Paul speaks of a natural inclination of the heart within every human being that “clearly perceives” the qualities of God within the created universe. The idea is that all one has to do is look up at the starry night sky, or look out at a tree covered in the intricacy of green leaves and chirping birds, or even more simply look on the face of another human being, and if that person is willing to be honest with their inner sense, they would be forced to admit that indeed the heart senses and perhaps even yearns for the personal God who reigns over all creation. This inner sense, is what Calvin called the sensus divinitatis. It is not that our experience of our creation such as seeing a starry night sky, creates this sense of the divine within us. Rather, the sense of the divine is always within, yet is often triggered and pulled to the forefront of our hearts and minds through examining God’s beauty in His creation.

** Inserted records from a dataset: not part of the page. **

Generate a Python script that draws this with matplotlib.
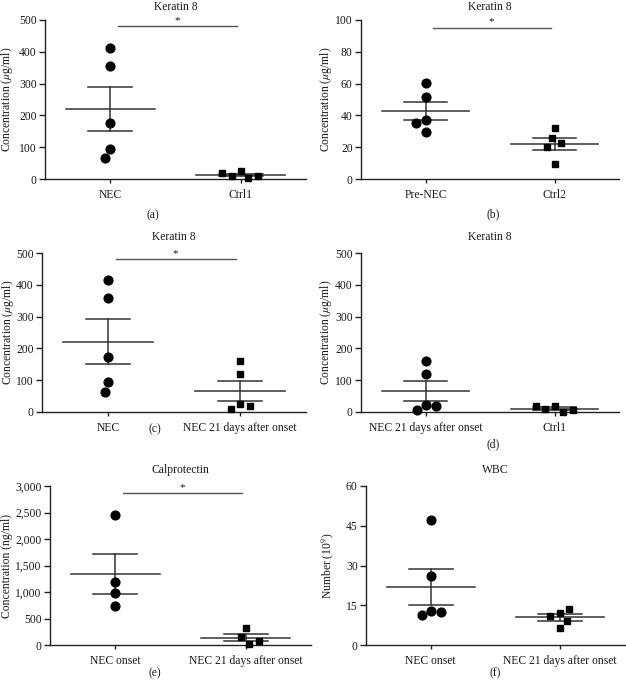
import numpy as np
import matplotlib
matplotlib.use("Agg")
import matplotlib.pyplot as plt
from matplotlib.ticker import FuncFormatter

plt.rcParams["font.family"] = ["Liberation Serif", "DejaVu Serif"]
plt.rcParams["mathtext.fontset"] = "stix"
plt.rcParams["font.size"] = 8.4

# ---- data ----
a_groups = ["NEC", "Ctrl1"]
a_nec = [412, 355, 175, 93, 65]
a_ctrl1 = [24, 9, 2, 10, 18]

b_groups = ["Pre-NEC", "Ctrl2"]
b_prenec = [60.1, 51.7, 37.4, 35.5, 29.4]
b_ctrl2 = [32.1, 26.0, 22.5, 20.4, 9.5]

c_groups = ["NEC", "NEC 21 days after onset"]
c_nec = [416, 360, 174, 93, 63]
c_nec21 = [161, 120, 24, 9.5, 20]

d_groups = ["NEC 21 days after onset", "Ctrl1"]
d_nec21 = [161, 120.5, 23, 7, 18]
d_ctrl1 = [20, 9, 1, 6, 19]

e_groups = ["NEC onset", "NEC 21 days after onset"]
e_onset = [2448, 1192, 985, 734]
e_nec21 = [314, 144, 19, 75]

f_groups = ["NEC onset", "NEC 21 days after onset"]
f_onset = [47.2, 26.0, 13.0, 11.3, 12.4]
f_nec21 = [11.9, 10.9, 13.7, 9.2, 6.4]

k8_ticks = [0, 100, 200, 300, 400, 500]
b_ticks = [0, 20, 40, 60, 80, 100]
e_ticks = [0, 500, 1000, 1500, 2000, 2500, 3000]
f_ticks = [0, 15, 30, 45, 60]

conc_ug = r"Concentration ($\mu$g/ml)"
conc_ng = "Concentration (ng/ml)"
wbc_label = r"Number (10$^9$)"

W, H, DPI = 626, 687, 100
INK = "#1a1a1a"
LINE = "#333333"


def swarm_offsets(vals, ppy, diam=10.0):
    # simple beeswarm in pixel space, returns x offsets in pixels
    placed = []
    offs = []
    cands = sorted(np.arange(-40, 40.25, 0.5), key=lambda c: (abs(c), c))
    for v in vals:
        y = v * ppy
        for c in cands:
            if all((c - px) ** 2 + (y - py) ** 2 >= diam ** 2 for px, py in placed):
                break
        placed.append((c, y))
        offs.append(c)
    return np.array(offs)


def draw_panel(fig, rect, groups, series, yticks, title, ylabel, ylab_x,
               label, label_xy, sig_y=None, yfmt=None, title_off=11.5):
    left, right, top, bottom = rect
    wpx, hpx = right - left, bottom - top
    ax = fig.add_axes([left / W, 1 - bottom / H, wpx / W, hpx / H])
    ymax = yticks[-1]
    ax.set_xlim(-0.5, 1.5)
    ax.set_ylim(0, ymax)
    ppx = wpx / 2.0
    ppy = hpx / ymax

    for i, vals in enumerate(series):
        vals = np.asarray(vals, dtype=float)
        m = vals.mean()
        s = vals.std(ddof=1) / np.sqrt(len(vals))
        ax.plot([i - 0.34, i + 0.34], [m, m], color=LINE, lw=1.1, zorder=2)
        for yy in (m - s, m + s):
            ax.plot([i - 0.17, i + 0.17], [yy, yy], color=LINE, lw=1.1, zorder=2)
        ax.plot([i, i], [m - s, m + s], color=LINE, lw=1.1, zorder=2)
        offs = swarm_offsets(vals, ppy) / ppx
        mk, ms = ("o", 6.3) if i == 0 else ("s", 5.0)
        ax.plot(i + offs, vals, ls="none", marker=mk, ms=ms, color="black",
                mec="black", clip_on=False, zorder=3)

    if sig_y is not None:
        ax.plot([0.06, 0.97], [sig_y, sig_y], color="#555555", lw=1.0)
        ax.annotate("*", xy=(0.51, sig_y), xytext=(0, 1), textcoords="offset points",
                    ha="center", va="bottom", fontsize=8, color=INK)

    ax.set_xticks([0, 1])
    ax.set_xticklabels(groups)
    ax.set_yticks(yticks)
    if yfmt:
        ax.yaxis.set_major_formatter(FuncFormatter(yfmt))
    for sp in ("top", "right"):
        ax.spines[sp].set_visible(False)
    for sp in ("left", "bottom"):
        ax.spines[sp].set_color("#222222")
        ax.spines[sp].set_linewidth(1.0)
    ax.tick_params(axis="y", length=4, width=1.0, pad=2, colors="#222222", labelcolor=INK)
    ax.tick_params(axis="x", length=3, width=1.0, pad=4, colors="#222222", labelcolor=INK)

    ax.annotate(title, xy=(0.5, 1), xycoords="axes fraction", xytext=(0, title_off),
                textcoords="offset points", ha="center", va="center", color=INK)
    fig.text(ylab_x / W, 1 - (top + bottom) / 2 / H, ylabel, rotation=90,
             ha="center", va="center", color=INK)
    fig.text(label_xy[0] / W, 1 - label_xy[1] / H, label, ha="center", va="center", color=INK)
    return ax


fig = plt.figure(figsize=(W / DPI, H / DPI), dpi=DPI)
fig.patch.set_facecolor("white")

draw_panel(fig, (45, 306, 20, 179), a_groups, [a_nec, a_ctrl1], k8_ticks,
           "Keratin 8", conc_ug, 7, "(a)", (153, 215), sig_y=481, title_off=9.2)
draw_panel(fig, (361, 619, 20, 179), b_groups, [b_prenec, b_ctrl2], b_ticks,
           "Keratin 8", conc_ug, 326, "(b)", (493, 214), sig_y=95, title_off=9.2)
draw_panel(fig, (42, 306, 253, 412), c_groups, [c_nec, c_nec21], k8_ticks,
           "Keratin 8", conc_ug, 8, "(c)", (155, 429), sig_y=481)
draw_panel(fig, (361, 619, 253, 412), d_groups, [d_nec21, d_ctrl1], k8_ticks,
           "Keratin 8", conc_ug, 326, "(d)", (493, 444))
draw_panel(fig, (50, 311, 486, 645), e_groups, [e_onset, e_nec21], e_ticks,
           "Calprotectin", conc_ng, 7, "(e)", (155, 673), sig_y=2862,
           yfmt=lambda v, p: "{:,.0f}".format(v))
draw_panel(fig, (366, 625, 486, 645), f_groups, [f_onset, f_nec21], f_ticks,
           "WBC", wbc_label, 328, "(f)", (495, 673))

fig.savefig("out.png", dpi=DPI, facecolor="white")
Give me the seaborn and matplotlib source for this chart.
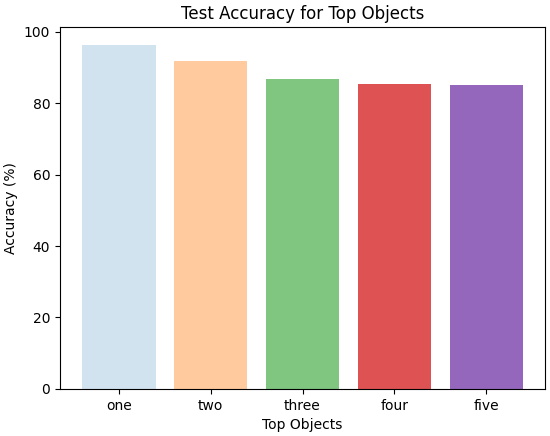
import matplotlib
matplotlib.use("Agg")
import matplotlib.pyplot as plt
import seaborn as sns
import pandas as pd
from matplotlib.colors import to_rgba

categories = ["one", "two", "three", "four", "five"]
accuracy = [96.4, 91.9, 86.9, 85.3, 85.0]
base_colors = ["#1f77b4", "#ff7f0e", "#2ca02c", "#d62728", "#9467bd"]
alphas = [0.2, 0.4, 0.6, 0.8, 1.0]

df = pd.DataFrame({"Top Objects": categories, "Accuracy": accuracy})
palette = {c: to_rgba(col, a) for c, col, a in zip(categories, base_colors, alphas)}

fig, ax = plt.subplots(figsize=(5.5, 4.36), dpi=100)
fig.subplots_adjust(left=0.109, right=0.991, top=0.937, bottom=0.108)
sns.barplot(data=df, x="Top Objects", y="Accuracy", hue="Top Objects",
            palette=palette, saturation=1, width=0.8, ax=ax, legend=False)
for p, a in zip(ax.patches, alphas):
    p.set_alpha(a)
ax.set_xlim(-0.64, 4.64)
ax.set_ylim(0, max(accuracy) * 1.05)
ax.set_title("Test Accuracy for Top Objects")
ax.set_xlabel("Top Objects")
ax.set_ylabel("Accuracy (%)")
fig.savefig("out.png", dpi=100)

In the above passage when Paul says that humanity has “suppressed the truth,” he is speaking of the consequences of sin in a fallen world. While every human being has this trinity-compass (sensus divinitatis), sin has had such an effect both on the heart and on the mind, that our default posture is to rebel against that inner sense, to deny its existence and in so doing to deny God. In other words, from a Biblical perspective, when an Atheist looks at a starry night sky and says with full confidence, “There is no God,” that Atheist may truly feel in that moment that he is speaking rationally and honestly, but he is in fact going against his deepest inner sense of what is true and what it means to be truly human. The trinity-compass within, broken as it may be by sin’s effects, still maintains enough function to leave the atheist with the nagging sensation that he has built his life on a foundation of lies. His worldview is the house of cards, not the Christian’s.

All people know that God exists, though not all people will acknowledge that they know him. Their primal sin is their refusal to honor God as God by refusing to acknowledge what they know to be true. People’s ignorance about God’s existence is willful and therefore sinful ignorance.

RC Sproul, The Consequences of Ideas, 59-60

So, Christian, do not be ashamed if you don’t feel you are well equipped with rational defenses for why you believe what you believe. Your heart rings for Jesus, and that ringing is part of your humanity. Own it. If someone asks you why believe, you can confidently tell them the truth. “I might not know all the fancy arguments for God, but this much I do know, my heart overwhelmingly beats for Jesus. I can’t explain it perfectly. I can’t rationalize it in a way that will satisfy you. But I believe it, and I’m building my life upon it.